Ist es schon im Druck? Sonst würde ich dir raten das Chameleon noch etwas nach zu bearbeiten einfach noch ne ebene drüber legen und mit dem Pinsel etwas rüber gehen um die Lichtverhältnisse etwas anzugleichen. Weil jetzt die Lampe und das Chameleon ja unterschiedlich beleuchtet sind.


EDIT: bei deiner Lampe kommt das Licht von rechts vorne und bei deinem Chameleon von links.

Und Einladung ein Stück größer damit es mit der Zahl 22 auf der linken Seite bündig ist.
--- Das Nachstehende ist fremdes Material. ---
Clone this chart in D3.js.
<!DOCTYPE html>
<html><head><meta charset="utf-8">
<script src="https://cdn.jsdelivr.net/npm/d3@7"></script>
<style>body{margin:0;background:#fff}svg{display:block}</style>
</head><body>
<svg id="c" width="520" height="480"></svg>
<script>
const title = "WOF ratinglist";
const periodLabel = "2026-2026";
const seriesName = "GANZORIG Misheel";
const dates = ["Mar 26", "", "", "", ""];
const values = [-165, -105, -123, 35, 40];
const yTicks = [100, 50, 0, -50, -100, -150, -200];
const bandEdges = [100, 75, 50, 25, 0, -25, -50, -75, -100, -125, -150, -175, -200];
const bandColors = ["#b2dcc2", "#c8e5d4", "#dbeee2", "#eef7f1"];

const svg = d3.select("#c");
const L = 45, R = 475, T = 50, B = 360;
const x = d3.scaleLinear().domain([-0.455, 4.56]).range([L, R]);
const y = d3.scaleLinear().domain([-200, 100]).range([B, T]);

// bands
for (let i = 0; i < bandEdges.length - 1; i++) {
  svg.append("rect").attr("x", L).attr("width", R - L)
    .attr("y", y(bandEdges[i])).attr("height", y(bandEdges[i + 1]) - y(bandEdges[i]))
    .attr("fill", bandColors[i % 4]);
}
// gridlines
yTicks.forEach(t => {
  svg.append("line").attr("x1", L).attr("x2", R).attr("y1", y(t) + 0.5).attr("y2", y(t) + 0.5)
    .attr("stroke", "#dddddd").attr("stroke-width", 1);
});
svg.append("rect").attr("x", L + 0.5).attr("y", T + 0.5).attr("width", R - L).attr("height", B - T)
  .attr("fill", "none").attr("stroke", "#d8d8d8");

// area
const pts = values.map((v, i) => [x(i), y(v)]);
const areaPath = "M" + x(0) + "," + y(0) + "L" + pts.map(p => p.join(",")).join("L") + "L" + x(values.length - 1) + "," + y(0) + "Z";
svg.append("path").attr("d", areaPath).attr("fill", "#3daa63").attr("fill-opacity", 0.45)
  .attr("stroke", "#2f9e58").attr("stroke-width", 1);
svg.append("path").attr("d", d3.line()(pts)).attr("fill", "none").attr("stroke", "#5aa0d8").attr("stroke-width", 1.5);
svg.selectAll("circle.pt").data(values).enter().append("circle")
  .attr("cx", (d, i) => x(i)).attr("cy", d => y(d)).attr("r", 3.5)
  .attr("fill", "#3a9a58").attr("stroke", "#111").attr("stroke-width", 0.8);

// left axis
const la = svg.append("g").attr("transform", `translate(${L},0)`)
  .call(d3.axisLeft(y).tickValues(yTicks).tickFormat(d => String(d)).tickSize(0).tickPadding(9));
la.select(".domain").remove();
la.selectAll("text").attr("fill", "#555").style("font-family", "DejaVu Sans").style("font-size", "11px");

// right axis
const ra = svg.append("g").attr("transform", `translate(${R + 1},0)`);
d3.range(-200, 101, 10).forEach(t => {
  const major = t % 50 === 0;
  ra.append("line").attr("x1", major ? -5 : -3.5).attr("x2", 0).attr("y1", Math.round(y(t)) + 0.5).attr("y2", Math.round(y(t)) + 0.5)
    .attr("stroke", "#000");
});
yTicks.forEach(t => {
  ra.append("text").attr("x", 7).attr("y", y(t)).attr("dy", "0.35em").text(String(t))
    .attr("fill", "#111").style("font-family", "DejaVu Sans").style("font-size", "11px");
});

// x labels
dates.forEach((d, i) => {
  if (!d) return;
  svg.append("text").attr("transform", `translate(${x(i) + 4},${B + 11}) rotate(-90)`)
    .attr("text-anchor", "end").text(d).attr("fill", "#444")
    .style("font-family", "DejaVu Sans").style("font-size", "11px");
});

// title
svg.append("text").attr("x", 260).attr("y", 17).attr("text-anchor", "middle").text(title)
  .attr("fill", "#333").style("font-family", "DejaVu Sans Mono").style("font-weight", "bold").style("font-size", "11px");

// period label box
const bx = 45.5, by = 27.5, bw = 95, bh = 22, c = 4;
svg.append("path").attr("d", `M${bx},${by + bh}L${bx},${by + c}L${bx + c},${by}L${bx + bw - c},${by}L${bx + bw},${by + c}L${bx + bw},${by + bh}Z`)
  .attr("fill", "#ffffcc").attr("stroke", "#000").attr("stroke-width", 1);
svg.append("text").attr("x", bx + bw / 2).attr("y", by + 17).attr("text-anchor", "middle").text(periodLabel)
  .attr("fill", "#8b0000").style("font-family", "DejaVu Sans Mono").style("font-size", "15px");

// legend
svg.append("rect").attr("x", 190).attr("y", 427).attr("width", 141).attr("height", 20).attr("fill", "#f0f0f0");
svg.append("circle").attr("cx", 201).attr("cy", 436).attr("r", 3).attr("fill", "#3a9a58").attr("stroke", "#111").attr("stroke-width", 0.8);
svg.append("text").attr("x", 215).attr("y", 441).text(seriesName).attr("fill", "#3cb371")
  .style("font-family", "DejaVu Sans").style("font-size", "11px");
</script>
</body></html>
Aber sonst klasse wie gesagt!


----------



## kalterjava (25. Oktober 2011)

@Render79

vielen Dank für deine Antwort. Sieht echt toll aus. Was hast du denn für das Plugin zahlen müssen, wenn ich fragen darf? Denke das ist gut investiertes Geld, wenn man das öfters benötigt.

VG


----------



## Render79 (26. Oktober 2011)

Also das kann ich nur empfehlen! hier der link:http://www.videocopilot.net/products/opticalflares

Werde es definitiv bei einigen ganz unterschiedlichen Projekten einsetzen.;-)

VG Render79


----------



## kalterjava (26. Oktober 2011)

Hi,

vielen Dank für den Link.

Ich hab das mal kurz überflogen. Wenn ich nur das Plugin für 124,95$ kaufen würde, könnte ich dann all die Effekte auf dieser einen Seite realisieren oder gibt es da Einschränkungen? Weiter unten gibt es einen Button mit 139,95 und da steht was von Full Plug-in. Beim oberen Preis steht nur Plug-in.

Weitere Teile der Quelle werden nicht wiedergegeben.